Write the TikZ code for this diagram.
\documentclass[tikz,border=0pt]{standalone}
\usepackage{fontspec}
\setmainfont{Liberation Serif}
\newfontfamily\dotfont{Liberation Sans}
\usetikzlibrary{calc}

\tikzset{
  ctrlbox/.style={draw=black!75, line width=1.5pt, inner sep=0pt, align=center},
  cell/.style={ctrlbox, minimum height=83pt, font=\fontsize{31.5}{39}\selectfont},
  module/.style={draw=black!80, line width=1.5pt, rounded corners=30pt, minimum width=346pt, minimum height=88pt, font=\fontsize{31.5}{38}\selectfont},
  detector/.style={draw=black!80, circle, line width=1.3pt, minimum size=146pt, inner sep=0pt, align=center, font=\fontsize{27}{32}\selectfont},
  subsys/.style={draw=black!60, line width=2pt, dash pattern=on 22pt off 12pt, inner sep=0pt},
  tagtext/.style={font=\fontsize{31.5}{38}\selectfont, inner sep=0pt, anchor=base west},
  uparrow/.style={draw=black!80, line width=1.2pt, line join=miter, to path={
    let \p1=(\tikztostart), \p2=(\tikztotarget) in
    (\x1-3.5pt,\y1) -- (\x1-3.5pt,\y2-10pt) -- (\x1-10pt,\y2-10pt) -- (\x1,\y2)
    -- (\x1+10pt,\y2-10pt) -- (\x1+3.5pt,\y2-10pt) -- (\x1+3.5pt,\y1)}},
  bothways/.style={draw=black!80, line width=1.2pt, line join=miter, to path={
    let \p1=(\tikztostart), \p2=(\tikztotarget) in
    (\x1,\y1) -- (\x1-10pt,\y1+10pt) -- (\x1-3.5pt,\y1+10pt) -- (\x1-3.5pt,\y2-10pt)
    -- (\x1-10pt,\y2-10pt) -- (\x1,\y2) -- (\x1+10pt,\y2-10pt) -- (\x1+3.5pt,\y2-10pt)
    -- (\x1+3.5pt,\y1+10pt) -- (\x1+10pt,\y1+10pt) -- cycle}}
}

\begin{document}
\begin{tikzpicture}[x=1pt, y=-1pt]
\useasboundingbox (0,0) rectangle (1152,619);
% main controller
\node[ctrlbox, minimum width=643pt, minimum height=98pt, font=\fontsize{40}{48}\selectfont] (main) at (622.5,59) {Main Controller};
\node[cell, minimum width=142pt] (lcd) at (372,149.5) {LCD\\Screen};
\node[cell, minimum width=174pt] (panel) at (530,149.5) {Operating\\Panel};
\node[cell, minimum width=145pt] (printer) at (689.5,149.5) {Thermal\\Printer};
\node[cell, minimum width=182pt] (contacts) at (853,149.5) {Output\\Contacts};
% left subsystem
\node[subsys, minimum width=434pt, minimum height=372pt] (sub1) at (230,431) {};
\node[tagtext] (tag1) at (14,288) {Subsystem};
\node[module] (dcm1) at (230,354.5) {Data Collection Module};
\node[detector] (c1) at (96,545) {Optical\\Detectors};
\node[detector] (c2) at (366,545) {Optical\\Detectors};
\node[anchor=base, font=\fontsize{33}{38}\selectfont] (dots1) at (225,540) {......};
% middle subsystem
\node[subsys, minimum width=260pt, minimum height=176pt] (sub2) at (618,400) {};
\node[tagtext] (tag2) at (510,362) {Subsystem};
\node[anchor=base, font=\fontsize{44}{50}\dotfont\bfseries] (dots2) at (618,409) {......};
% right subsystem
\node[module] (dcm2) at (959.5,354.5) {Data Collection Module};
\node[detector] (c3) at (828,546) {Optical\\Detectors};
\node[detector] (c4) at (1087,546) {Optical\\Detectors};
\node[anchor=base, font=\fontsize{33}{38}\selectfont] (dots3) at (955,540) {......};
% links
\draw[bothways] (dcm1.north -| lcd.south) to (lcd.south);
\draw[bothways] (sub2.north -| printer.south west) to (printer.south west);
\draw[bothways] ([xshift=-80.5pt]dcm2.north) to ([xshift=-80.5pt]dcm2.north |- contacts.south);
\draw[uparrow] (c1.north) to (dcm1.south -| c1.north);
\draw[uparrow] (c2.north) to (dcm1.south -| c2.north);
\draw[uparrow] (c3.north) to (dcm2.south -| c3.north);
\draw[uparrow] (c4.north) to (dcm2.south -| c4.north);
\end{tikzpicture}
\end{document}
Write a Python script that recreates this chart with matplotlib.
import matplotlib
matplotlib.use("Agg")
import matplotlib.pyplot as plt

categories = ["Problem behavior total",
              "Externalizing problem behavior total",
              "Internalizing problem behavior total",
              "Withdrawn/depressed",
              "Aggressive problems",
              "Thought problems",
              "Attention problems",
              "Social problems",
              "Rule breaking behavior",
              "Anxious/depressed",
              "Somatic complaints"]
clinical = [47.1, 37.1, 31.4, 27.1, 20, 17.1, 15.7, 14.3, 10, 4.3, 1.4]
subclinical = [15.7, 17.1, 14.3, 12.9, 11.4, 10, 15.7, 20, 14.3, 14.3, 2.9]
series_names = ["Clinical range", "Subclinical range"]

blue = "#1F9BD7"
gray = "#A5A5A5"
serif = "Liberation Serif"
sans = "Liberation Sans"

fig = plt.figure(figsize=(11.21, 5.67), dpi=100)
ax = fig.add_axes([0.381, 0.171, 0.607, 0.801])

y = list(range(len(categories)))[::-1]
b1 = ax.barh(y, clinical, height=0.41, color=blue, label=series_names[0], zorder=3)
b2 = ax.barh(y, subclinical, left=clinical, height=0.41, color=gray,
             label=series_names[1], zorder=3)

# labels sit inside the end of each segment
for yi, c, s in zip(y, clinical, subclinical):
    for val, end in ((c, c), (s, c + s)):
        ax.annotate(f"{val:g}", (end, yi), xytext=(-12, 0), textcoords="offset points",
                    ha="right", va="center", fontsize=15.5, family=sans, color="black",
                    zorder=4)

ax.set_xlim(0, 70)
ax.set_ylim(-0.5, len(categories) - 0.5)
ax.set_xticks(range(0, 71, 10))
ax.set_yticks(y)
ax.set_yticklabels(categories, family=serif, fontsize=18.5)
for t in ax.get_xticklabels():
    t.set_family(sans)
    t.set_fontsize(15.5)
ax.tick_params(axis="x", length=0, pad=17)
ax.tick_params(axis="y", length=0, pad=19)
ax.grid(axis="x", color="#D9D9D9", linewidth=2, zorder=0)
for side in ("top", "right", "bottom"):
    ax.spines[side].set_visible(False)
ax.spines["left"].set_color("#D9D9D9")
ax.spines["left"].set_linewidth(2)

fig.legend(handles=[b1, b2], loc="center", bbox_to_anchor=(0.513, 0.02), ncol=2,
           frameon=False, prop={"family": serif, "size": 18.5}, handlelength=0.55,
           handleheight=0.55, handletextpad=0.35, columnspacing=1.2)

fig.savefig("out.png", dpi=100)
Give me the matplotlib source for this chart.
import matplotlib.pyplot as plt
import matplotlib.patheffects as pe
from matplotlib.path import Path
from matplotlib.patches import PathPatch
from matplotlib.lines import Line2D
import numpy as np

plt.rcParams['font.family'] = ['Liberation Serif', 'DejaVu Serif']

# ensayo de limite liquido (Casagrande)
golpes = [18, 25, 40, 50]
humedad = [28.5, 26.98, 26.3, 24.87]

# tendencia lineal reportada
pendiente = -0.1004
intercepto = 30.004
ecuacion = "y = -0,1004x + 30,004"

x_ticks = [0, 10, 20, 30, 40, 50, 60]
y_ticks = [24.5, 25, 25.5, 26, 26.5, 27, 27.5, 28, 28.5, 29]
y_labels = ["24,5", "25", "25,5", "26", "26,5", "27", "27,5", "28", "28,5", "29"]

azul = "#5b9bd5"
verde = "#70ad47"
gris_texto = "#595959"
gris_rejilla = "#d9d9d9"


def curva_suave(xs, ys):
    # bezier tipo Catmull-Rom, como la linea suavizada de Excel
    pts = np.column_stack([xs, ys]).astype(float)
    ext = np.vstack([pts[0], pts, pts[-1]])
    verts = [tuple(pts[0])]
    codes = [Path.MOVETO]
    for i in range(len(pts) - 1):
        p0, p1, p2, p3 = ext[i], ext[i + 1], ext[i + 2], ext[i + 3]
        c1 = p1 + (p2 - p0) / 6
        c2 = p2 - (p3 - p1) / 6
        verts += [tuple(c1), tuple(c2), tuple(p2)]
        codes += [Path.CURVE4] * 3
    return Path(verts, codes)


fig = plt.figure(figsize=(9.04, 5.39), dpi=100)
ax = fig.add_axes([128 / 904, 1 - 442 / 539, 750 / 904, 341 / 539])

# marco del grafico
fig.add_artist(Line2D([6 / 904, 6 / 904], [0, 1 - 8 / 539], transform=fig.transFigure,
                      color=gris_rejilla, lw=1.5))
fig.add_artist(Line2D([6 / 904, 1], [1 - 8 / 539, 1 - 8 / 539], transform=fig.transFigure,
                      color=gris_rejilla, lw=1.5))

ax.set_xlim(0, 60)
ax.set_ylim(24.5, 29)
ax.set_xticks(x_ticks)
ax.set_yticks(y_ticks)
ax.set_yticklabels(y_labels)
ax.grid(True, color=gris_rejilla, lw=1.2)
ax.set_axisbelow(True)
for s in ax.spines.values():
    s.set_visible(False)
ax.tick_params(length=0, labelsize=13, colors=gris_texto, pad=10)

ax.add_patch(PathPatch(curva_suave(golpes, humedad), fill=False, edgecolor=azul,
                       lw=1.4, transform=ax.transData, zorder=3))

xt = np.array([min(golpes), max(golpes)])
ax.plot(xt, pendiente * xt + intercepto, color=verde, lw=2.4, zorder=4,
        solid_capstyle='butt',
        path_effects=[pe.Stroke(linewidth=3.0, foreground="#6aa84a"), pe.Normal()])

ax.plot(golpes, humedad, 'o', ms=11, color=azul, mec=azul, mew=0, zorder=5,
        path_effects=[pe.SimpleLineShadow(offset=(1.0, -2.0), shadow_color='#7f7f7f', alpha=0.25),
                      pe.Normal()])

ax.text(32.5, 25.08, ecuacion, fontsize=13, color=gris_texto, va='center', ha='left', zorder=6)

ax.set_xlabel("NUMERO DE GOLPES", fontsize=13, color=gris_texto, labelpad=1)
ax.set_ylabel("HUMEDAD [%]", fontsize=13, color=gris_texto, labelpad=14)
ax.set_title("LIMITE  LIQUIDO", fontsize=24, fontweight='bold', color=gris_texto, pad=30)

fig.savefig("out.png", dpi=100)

□ □ □ □ □ □ □

Direction →
Nothing beyond the required lines should be retyped: start with the line that contains "Give me the matplotlib source for this chart." and finish with the line that contains "plt.rcParams['font.family'] = ['Liberation".

Complete answer →
Give me the matplotlib source for this chart.
import matplotlib.pyplot as plt
import matplotlib.patheffects as pe
from matplotlib.path import Path
from matplotlib.patches import PathPatch
from matplotlib.lines import Line2D
import numpy as np

plt.rcParams['font.family'] = ['Liberation Serif', 'DejaVu Serif']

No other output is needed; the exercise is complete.